Je le dis d'emblée, le titre est évidemment une ânerie, je l'ai choisi uniquement pour qu'on lise mon article...
Mais ce pourrait rapidement devenir une vérité si une reprise de conscience massive ne se fait pas.
Pourquoi une maison ici vaut beaucoup plus ou beaucoup moins qu'une maison ailleurs? Justement parce qu'elle est ici et pas ailleurs!
Le
discours rabâché à l'envie sur la mondialisation, le lait devenant une
"commodity", matière première interchangeable, la supposée nécessaire
course à la compétitivité, à l'adaptation, nous ont fait oublier, et même
renier, une donnée essentielle: la richesse du paysage laitier français,
l'extrême diversité de notre plateau de fromages, de nos spécialités de
produits frais, de nos desserts lactés et même de nos laits de
consommation. Nous avons oublié cet immense attrait auprès des
consommateurs français bien sûr, mais aussi des consommateurs du monde
entier.
Et cette richesse est issue de chaque cour de ferme
laitière française, inscrite dans chaque stabulation, gravée sur tous
les chemins à vaches de France. Et on s'évertue à l'effacer.
Comment
négocier un prix meilleur, comment faire reconnaître la plus-value de
notre lait, comment même s'organiser efficacement si nous ne sommes pas
convaincu de la valeur de notre production?
Et cette valeur, elle
saute aux yeux, elle est connue de tous, elle est vantée dans tous les
magazines d'art de la table du monde, et ce serait nous, les producteurs
à l'origine de cette valeur, qui nous en détourneraient?
Bien
sûr les Appellations d'Origine Contrôlée, les Labels ont une place
primordiale dans le tableau laitier de France, mais chaque camembert non
AOC, chaque pot de cancoillotte, chaque motte de beurre breton, chaque
verre de lait de montagne orne tout aussi dignement de ce tableau.
Si
on se laisse convaincre, absurdement, que tous ces produits peuvent
être élaborés ailleurs, ou avec du lait venant d'autres régions du
monde, alors effectivement il faut accepter ce prix mondial
que tous les industriels français brandissent, il faut se résigner à ce
qu'une grande partie des producteurs disparaissent, il faut abandonner
la belle idée de l'union et de l'organisation professionnelle et
choisir, pour les rares qui le peuvent, le chacun pour soi compétitif.
Mais je n'ai pas encore vu du camembert néo-zélandais ou du lait de montagne des plaines polonaises.
Les
démarches de vente en direct d'une production locale sont
passionnantes, elles défendent très bien les spécificités françaises.

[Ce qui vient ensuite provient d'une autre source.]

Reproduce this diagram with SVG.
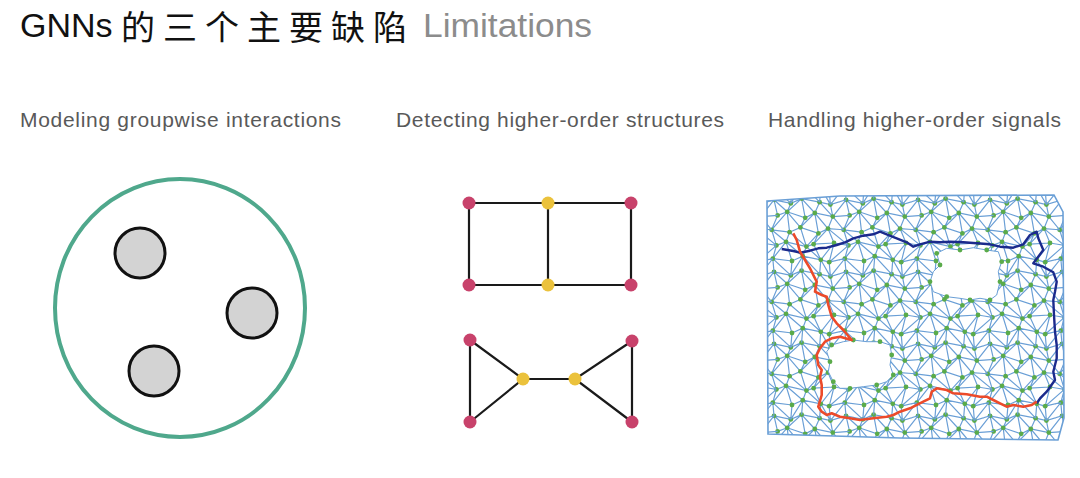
<svg xmlns="http://www.w3.org/2000/svg" xmlns:xlink="http://www.w3.org/1999/xlink" width="1080" height="478" viewBox="0 0 1080 478">
<style>
.title{font-family:"Liberation Sans","Noto Sans CJK SC",sans-serif;font-size:34px;fill:#111}
.zh{font-family:"Noto Sans CJK SC",sans-serif;font-size:34px;fill:#111}
.lim{font-family:"Liberation Sans",sans-serif;font-size:34px;fill:#8c8c8c}
.sub{font-family:"Liberation Sans",sans-serif;font-size:21px;fill:#595959}
.edge{stroke:#1a1a1a;stroke-width:2.2;fill:none}
.mag{fill:#c8426b}
.yel{fill:#ebc23c}
.ball{fill:#d3d3d3;stroke:#111;stroke-width:3}
.mline{stroke:#6a9fd6;stroke-width:1;fill:none}
.mdot{fill:#5aab4a}
</style>
<defs>
<g id="tile">
<path class="mline" d="M5,4 L19,7 L28,3 L43,6 L52,8 L65,4 M8,17 L16,14 L31,19 L39,15 L54,18 L68,17 M3,29 L18,31 L27,27 L42,32 L50,28 L63,29 M7,42 L15,39 L32,43 L38,41 L55,40 L67,42 M4,53 L20,55 L29,51 L44,54 L51,56 L64,53 M5,4 L8,17 L3,29 L7,42 L4,53 L5,64 M19,7 L16,14 L18,31 L15,39 L20,55 L19,67 M28,3 L31,19 L27,27 L32,43 L29,51 L28,63 M43,6 L39,15 L42,32 L38,41 L44,54 L43,66 M52,8 L54,18 L50,28 L55,40 L51,56 L52,68 M5,4 L16,14 M28,3 L16,14 M28,3 L39,15 M43,6 L54,18 M65,4 L54,18 M16,14 L3,29 M16,14 L27,27 M39,15 L27,27 M39,15 L50,28 M54,18 L63,29 M3,29 L15,39 M18,31 L32,43 M42,32 L32,43 M50,28 L38,41 M50,28 L67,42 M15,39 L4,53 M15,39 L29,51 M32,43 L44,54 M55,40 L44,54 M67,42 L51,56 M4,53 L19,67 M29,51 L19,67 M29,51 L43,66 M44,54 L52,68 M64,53 L52,68"/>
<g class="mdot">
<circle cx="5" cy="4" r="2"/><circle cx="19" cy="7" r="2"/><circle cx="28" cy="3" r="2"/><circle cx="43" cy="6" r="2"/><circle cx="52" cy="8" r="2"/>
<circle cx="8" cy="17" r="2"/><circle cx="16" cy="14" r="2"/><circle cx="31" cy="19" r="2"/><circle cx="39" cy="15" r="2"/><circle cx="54" cy="18" r="2"/>
<circle cx="3" cy="29" r="2"/><circle cx="18" cy="31" r="2"/><circle cx="27" cy="27" r="2"/><circle cx="42" cy="32" r="2"/><circle cx="50" cy="28" r="2"/>
<circle cx="7" cy="42" r="2"/><circle cx="15" cy="39" r="2"/><circle cx="32" cy="43" r="2"/><circle cx="38" cy="41" r="2"/><circle cx="55" cy="40" r="2"/>
<circle cx="4" cy="53" r="2"/><circle cx="20" cy="55" r="2"/><circle cx="29" cy="51" r="2"/><circle cx="44" cy="54" r="2"/><circle cx="51" cy="56" r="2"/>
</g>
</g>
<pattern id="mesh" x="0" y="0" width="60" height="60" patternUnits="userSpaceOnUse" patternTransform="translate(768 195) scale(1.2)">
<use href="#tile" x="0" y="0"/>
<use href="#tile" x="-60" y="0"/>
<use href="#tile" x="0" y="-60"/>
<use href="#tile" x="-60" y="-60"/>
</pattern>
</defs>
<rect width="1080" height="478" fill="#fff"/>

<g id="title">
<text class="title" x="20" y="37">GNNs</text>
<text class="zh" x="121" y="40" letter-spacing="8">的三个主要缺陷</text>
<text class="lim" x="423" y="37" textLength="169" lengthAdjust="spacingAndGlyphs">Limitations</text>
</g>

<g id="subtitles">
<text class="sub" x="20" y="127" textLength="321">Modeling groupwise interactions</text>
<text class="sub" x="396" y="127" textLength="328">Detecting higher-order structures</text>
<text class="sub" x="768" y="127" textLength="293">Handling higher-order signals</text>
</g>

<g id="panel-groupwise">
<g id="hyperedge"><ellipse cx="180" cy="308" rx="125" ry="129" fill="none" stroke="#4fa88c" stroke-width="4"/></g>
<g id="ball-1"><circle class="ball" cx="140" cy="253" r="25"/></g>
<g id="ball-2"><circle class="ball" cx="252" cy="313" r="25"/></g>
<g id="ball-3"><circle class="ball" cx="154" cy="371" r="25"/></g>
</g>

<g id="connectors">
<path class="edge" d="M469,203 H631 M469,285 H631 M469,203 V285 M548,203 V285 M631,203 V285"/>
<path class="edge" d="M470,340 V422 M470,340 L523,379 L470,422 M523,379 H575 M632,341 L575,379 L632,422 M632,341 V422"/>
</g>

<g id="n-a1"><circle class="mag" cx="469" cy="203" r="6.5"/></g>
<g id="n-a2"><circle class="yel" cx="548" cy="203" r="6.5"/></g>
<g id="n-a3"><circle class="mag" cx="631" cy="203" r="6.5"/></g>
<g id="n-a4"><circle class="mag" cx="469" cy="285" r="6.5"/></g>
<g id="n-a5"><circle class="yel" cx="548" cy="285" r="6.5"/></g>
<g id="n-a6"><circle class="mag" cx="631" cy="285" r="6.5"/></g>
<g id="n-b1"><circle class="mag" cx="470" cy="340" r="6.5"/></g>
<g id="n-b2"><circle class="mag" cx="470" cy="422" r="6.5"/></g>
<g id="n-b3"><circle class="yel" cx="523" cy="379" r="6.5"/></g>
<g id="n-b4"><circle class="yel" cx="575" cy="379" r="6.5"/></g>
<g id="n-b5"><circle class="mag" cx="632" cy="341" r="6.5"/></g>
<g id="n-b6"><circle class="mag" cx="632" cy="422" r="6.5"/></g>

<g id="panel-signals">
<polygon points="767,201 840,196 1054,195 1063,212 1064,418 1058,440 900,438 768,434" fill="url(#mesh)" stroke="#6a9fd6" stroke-width="1.6"/>
<polygon points="936.7,253.3 946.7,248.3 960,250 973.3,247.7 986.7,250 998.3,251.7 1001.7,261.7 998.3,271.7 1000,281.7 996.7,295 990,300 980,298.3 970,300 960,298.3 946.7,296.7 933.3,291.7 930,281.7 933.3,271.7 940,265" fill="#fff" stroke="#6a9fd6" stroke-width="1"/>
<polygon points="853.3,340 866.7,341.7 880,341.7 890,345 891.7,355 890,365 893.3,375 886.7,381.7 876.7,385 863.3,386.7 850,388.3 840,388.3 833.3,381.7 828.3,371.7 830,361.7 826.7,351.7 831.7,345 843.3,341.7" fill="#fff" stroke="#6a9fd6" stroke-width="1"/>
<g class="mdot">
<circle cx="936.7" cy="253.3" r="2.4"/><circle cx="960" cy="250" r="2.4"/><circle cx="986.7" cy="250" r="2.4"/><circle cx="1001.7" cy="261.7" r="2.4"/><circle cx="1000" cy="281.7" r="2.4"/><circle cx="990" cy="300" r="2.4"/><circle cx="970" cy="300" r="2.4"/><circle cx="946.7" cy="296.7" r="2.4"/><circle cx="930" cy="281.7" r="2.4"/><circle cx="940" cy="265" r="2.4"/>
<circle cx="853.3" cy="340" r="2.4"/><circle cx="880" cy="341.7" r="2.4"/><circle cx="891.7" cy="355" r="2.4"/><circle cx="893.3" cy="375" r="2.4"/><circle cx="876.7" cy="385" r="2.4"/><circle cx="850" cy="388.3" r="2.4"/><circle cx="833.3" cy="381.7" r="2.4"/><circle cx="830" cy="361.7" r="2.4"/><circle cx="831.7" cy="345" r="2.4"/>
</g>
<polyline fill="none" stroke="#1b2a8c" stroke-width="2.4" stroke-linejoin="round" points="781.7,249 793.3,251 800,252.7 810,250.7 818.3,248.3 826.7,247.7 836.7,245 845,242.3 853.3,238.3 863.3,235.7 873.3,234.3 880,231.7 886.7,234.3 896.7,238.3 906.7,242.3 913.3,246.7 920,244.3 930,241.7 940,242.3 950,241.7 963.3,242.3 976.7,243.3 990,244.3 1000,246.7 1013.3,247.7 1023.3,244.3 1030,235 1036.7,231.7 1038.3,238.3 1043.3,250 1033.3,263.3 1043.3,266.7 1053.3,272.3 1056.7,281.7 1055,291.7 1053.3,300 1054,315 1055,331.7 1056.7,345 1056.7,358.3 1053.3,371.7 1055,380 1046.7,391.7 1040,398.3 1036.7,403.3"/>
<polyline fill="none" stroke="#ec4a2a" stroke-width="2.6" stroke-linejoin="round" points="793.3,233.3 796.7,240 800,251.7 805,260 810,268.3 813.3,275 816.7,281.7 815,291.7 821.7,295 826.7,296.7 828.3,305 831.7,316.7 836.7,323.3 843.3,330 851.7,340 840,336.7 831.7,338.3 825,341.7 820,348.3 816.7,355 818.3,365 821.7,370 820,376.7 821.7,385 821.7,395 818.3,406.7 821.7,411.7 826.7,415 831.7,413.3 840,416.7 850,418.3 860,420 873.3,418.3 886.7,416.7 893.3,415 900,411.7 910,408.3 923.3,401.7 930,398.3 931.7,391.7 936.7,388.3 946.7,390 953.3,393.3 966.7,394.3 980,396.7 986.7,396.7 993.3,400 1000,403.3 1006.7,406.7 1013.3,405 1023.3,406.7 1031.7,405 1036.7,401.7"/>
</g>
</svg>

Mais la revendication de ces spécificités a tout autant sa place dans
chaque canal de distribution: rayons de grande surface, assiette dans un
restaurant d'entreprise ou une cantine, frigo dans une épicerie de luxe
américaine ou dans le biberon d'un nourrisson chinois.
Cet
oubli, cette négation de nos atouts, embrume les esprits jusque dans les
conseils d'administration des coopératives, et provoque des prises de
décisions allant parfois à l'encontre de nos richesses.
Les
grands industriels eux sont parfaitement conscients de cet immense
avantage que sont nos traditions, mais ils s'acharnent à nous les faire
oublier, croyant pouvoir élaguer un peu le bel arbre des producteurs et
récolter ses beaux fruits au prix mondial.
Dans
la professions, certains par résignation, par fatigue, d'autres par
fascination pour la supposée réussite d'autres systèmes dans le monde,
sont aussi prêts à accepter ce diktat, à se laisser déposséder de cette
héritage, à accepter le joug du prix mondial.
Mais notre maison
n'est pas dans le désert australien, dans la pampa argentine ou au
milieu du Pacifique, et Paris n'est pas Austin au Texas. Nous avons
d'immenses atouts, et nous les avons tristement oubliés, nous allons
bientôt les renier.
Et proclamer ceci n'est en nulle façon avoir peur de l'autre ou dénigrer les productions étrangères,
mais simplement être conscient de nos forces, pour pouvoir s'organiser
sereinement, avec détermination. On pourra ainsi exiger et obtenir notre
part légitime de la valeur ajoutée réalisée par la filière laitière
françaises, dont les fleurons ne se sont jamais aussi bien portés, et ainsi conforter l'avenir de cette filière.
Redécouvrons qui nous sommes, et ce que nous produisons! Retrouvons la Fierté de traire et revendiquons le Plaisir que notre lait procure!